With only two boys lacrosse teams in the Augusta area, most sports fans might not realize how physical the game can get.
Those fans need to look no further than Lakeside's Jerry Dickson.
The junior attack scored six goals in the first of two games the Panthers played last Saturday in Powder Springs, Ga. Though the double hat trick performance led the way in a 13-5 victory over McEachern, it's hard for Dickson to remember the details.
"I'm having trouble remembering that game because of the concussion I had in the second game," he said. "It's kind of blurry."
Dickson not only suffered a concussion on a hit he took in the second game of the day against South Cobb but he also split his lip.
"I've heard of that stuff happening, but I didn't think it would happen to me," he said.
It all came on a play that, according to Lakeside lay coach Ron Ritter, was legal.
"It was a clean hit," he said. "The guy who hit him was bigger than anybody Lakeside has on their football team."
The hit that knocked Dickson out of the game came too late for Lakeside's opponents. On top of his six-goal performance against McEachern, the junior dished out two assists in the first half of a 14-1 win over South Cobb before he left the game.
Dickson is one of the top offensive players for the Panthers this season, despite a lacrosse career that started only a year and a half ago. He joined the Columbia County lacrosse club team his sophomore year after quitting the Lakeside football team.
"It wasn't fun for me anymore," he said. "I had never even seen a game (of lacrosse) before, but they told me it's got a little bit of every sport."
Dickson said his concussion will keep him out of practice for most of the week, but he plans on playing in Lakeside's next game on March 9 at St.

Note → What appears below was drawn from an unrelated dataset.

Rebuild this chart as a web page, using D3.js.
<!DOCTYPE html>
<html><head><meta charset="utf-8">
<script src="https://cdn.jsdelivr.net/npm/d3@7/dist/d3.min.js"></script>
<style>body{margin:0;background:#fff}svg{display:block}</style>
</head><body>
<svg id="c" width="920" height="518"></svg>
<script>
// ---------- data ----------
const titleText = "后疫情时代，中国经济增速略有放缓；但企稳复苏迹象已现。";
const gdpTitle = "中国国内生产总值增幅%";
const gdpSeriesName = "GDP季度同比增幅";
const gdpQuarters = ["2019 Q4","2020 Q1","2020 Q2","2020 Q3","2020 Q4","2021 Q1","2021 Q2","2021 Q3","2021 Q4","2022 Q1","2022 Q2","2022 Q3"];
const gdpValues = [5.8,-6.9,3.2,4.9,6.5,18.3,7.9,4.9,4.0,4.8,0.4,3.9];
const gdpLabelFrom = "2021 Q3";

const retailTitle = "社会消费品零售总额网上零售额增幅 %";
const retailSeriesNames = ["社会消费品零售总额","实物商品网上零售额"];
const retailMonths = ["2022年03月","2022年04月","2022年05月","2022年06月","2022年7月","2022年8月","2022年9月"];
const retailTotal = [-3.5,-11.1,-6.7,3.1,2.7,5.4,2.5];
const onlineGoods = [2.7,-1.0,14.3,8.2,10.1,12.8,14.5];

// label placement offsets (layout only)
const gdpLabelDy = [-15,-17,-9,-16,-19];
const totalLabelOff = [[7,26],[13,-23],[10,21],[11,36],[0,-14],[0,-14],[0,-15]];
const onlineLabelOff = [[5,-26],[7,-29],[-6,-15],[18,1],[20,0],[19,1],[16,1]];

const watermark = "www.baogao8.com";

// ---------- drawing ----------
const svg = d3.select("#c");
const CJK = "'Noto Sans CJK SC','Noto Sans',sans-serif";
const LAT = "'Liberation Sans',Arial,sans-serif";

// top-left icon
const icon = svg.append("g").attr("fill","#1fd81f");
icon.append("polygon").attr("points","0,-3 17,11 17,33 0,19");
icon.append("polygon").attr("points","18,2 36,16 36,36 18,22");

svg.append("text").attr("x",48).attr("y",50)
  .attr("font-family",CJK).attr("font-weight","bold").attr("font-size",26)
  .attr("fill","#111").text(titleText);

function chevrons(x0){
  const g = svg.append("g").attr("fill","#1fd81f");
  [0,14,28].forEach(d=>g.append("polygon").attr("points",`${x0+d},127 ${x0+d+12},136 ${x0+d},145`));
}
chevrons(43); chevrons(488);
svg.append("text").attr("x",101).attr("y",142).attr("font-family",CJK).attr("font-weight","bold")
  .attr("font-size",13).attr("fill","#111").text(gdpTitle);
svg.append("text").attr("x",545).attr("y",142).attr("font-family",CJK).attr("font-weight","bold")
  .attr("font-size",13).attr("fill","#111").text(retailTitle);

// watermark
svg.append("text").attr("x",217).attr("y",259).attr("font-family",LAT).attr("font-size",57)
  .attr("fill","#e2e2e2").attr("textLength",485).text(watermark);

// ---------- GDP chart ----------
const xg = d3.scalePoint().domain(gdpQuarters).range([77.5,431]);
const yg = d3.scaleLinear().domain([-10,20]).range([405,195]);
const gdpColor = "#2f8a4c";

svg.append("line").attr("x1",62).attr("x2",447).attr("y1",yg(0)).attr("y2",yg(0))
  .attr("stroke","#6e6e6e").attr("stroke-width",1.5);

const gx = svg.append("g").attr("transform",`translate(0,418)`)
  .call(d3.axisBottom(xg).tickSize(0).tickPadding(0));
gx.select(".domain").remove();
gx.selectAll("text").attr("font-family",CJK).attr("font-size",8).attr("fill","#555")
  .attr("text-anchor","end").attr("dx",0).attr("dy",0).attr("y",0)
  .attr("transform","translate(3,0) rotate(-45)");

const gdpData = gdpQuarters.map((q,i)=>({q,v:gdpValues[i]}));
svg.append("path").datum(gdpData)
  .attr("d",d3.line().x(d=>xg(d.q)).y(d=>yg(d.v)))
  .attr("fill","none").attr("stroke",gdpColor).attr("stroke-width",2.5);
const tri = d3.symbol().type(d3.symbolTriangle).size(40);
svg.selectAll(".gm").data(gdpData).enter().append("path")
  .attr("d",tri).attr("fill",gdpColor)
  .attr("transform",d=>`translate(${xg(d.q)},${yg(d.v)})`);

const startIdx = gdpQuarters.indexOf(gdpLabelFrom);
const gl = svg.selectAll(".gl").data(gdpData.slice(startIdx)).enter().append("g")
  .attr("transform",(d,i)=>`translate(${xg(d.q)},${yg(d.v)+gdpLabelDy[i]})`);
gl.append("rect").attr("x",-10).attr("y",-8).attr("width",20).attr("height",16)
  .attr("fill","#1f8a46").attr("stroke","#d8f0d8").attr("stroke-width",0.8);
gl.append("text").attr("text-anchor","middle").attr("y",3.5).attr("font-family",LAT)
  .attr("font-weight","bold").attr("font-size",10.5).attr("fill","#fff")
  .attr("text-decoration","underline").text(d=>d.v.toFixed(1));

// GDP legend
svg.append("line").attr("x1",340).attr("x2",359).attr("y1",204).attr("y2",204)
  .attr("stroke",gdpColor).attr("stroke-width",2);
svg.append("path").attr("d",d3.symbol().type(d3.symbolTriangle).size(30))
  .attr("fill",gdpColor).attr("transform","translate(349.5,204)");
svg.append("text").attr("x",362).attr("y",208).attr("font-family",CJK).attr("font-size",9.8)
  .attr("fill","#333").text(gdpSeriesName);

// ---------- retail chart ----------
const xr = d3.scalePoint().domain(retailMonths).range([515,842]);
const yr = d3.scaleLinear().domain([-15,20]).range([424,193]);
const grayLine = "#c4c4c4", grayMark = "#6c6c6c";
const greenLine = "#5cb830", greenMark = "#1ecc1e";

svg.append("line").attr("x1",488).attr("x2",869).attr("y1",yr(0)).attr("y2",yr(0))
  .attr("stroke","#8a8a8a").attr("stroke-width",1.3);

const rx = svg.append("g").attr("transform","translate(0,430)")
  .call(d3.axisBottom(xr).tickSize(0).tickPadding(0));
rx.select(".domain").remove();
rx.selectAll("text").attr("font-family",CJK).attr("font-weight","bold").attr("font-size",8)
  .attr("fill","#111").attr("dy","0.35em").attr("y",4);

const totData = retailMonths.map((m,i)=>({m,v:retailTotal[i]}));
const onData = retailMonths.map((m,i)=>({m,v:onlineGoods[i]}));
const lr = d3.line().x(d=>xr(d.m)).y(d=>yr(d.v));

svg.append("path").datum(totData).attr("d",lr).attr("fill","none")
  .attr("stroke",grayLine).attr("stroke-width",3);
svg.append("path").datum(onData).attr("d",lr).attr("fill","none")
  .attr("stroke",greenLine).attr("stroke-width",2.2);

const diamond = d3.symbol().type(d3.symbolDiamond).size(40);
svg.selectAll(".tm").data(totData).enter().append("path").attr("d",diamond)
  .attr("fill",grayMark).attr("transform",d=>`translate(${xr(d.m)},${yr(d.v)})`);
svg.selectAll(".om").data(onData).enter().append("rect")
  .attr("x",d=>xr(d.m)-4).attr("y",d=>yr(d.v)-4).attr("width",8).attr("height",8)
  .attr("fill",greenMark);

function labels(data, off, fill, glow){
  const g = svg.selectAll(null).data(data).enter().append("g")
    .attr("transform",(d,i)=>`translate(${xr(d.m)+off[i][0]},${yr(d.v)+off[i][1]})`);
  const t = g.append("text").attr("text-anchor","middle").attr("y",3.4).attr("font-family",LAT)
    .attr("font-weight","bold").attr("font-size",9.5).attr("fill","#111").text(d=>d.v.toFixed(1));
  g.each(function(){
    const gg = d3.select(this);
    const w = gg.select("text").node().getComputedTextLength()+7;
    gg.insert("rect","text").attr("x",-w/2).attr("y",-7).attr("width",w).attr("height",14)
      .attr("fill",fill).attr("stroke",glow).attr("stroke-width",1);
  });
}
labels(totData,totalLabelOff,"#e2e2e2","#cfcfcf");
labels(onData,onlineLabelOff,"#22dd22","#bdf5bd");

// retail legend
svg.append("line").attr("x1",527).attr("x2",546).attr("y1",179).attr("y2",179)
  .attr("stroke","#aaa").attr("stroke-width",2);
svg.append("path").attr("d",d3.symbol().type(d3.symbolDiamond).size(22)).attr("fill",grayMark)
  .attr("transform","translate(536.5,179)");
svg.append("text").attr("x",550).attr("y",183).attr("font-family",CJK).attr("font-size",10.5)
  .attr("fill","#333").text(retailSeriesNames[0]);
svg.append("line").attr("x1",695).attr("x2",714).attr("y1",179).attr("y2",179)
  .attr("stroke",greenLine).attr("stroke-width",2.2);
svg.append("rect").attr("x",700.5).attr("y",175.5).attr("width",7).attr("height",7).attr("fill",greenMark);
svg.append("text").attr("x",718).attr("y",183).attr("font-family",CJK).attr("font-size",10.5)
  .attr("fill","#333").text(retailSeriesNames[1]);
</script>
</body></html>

Pius X.
That Friday night game will mark the beginning of region play. Lakeside, ranked No. 11 in the state, according to the Georgia High School lacrosse computer ratings, holds a 2-0 record on the season in only its second year of competition. Ritter said he's seen a big improvement from all his players after a year's worth of experience.
"It's almost like night and day," he said. "They're learning the finer points of the game instead of just running and shooting."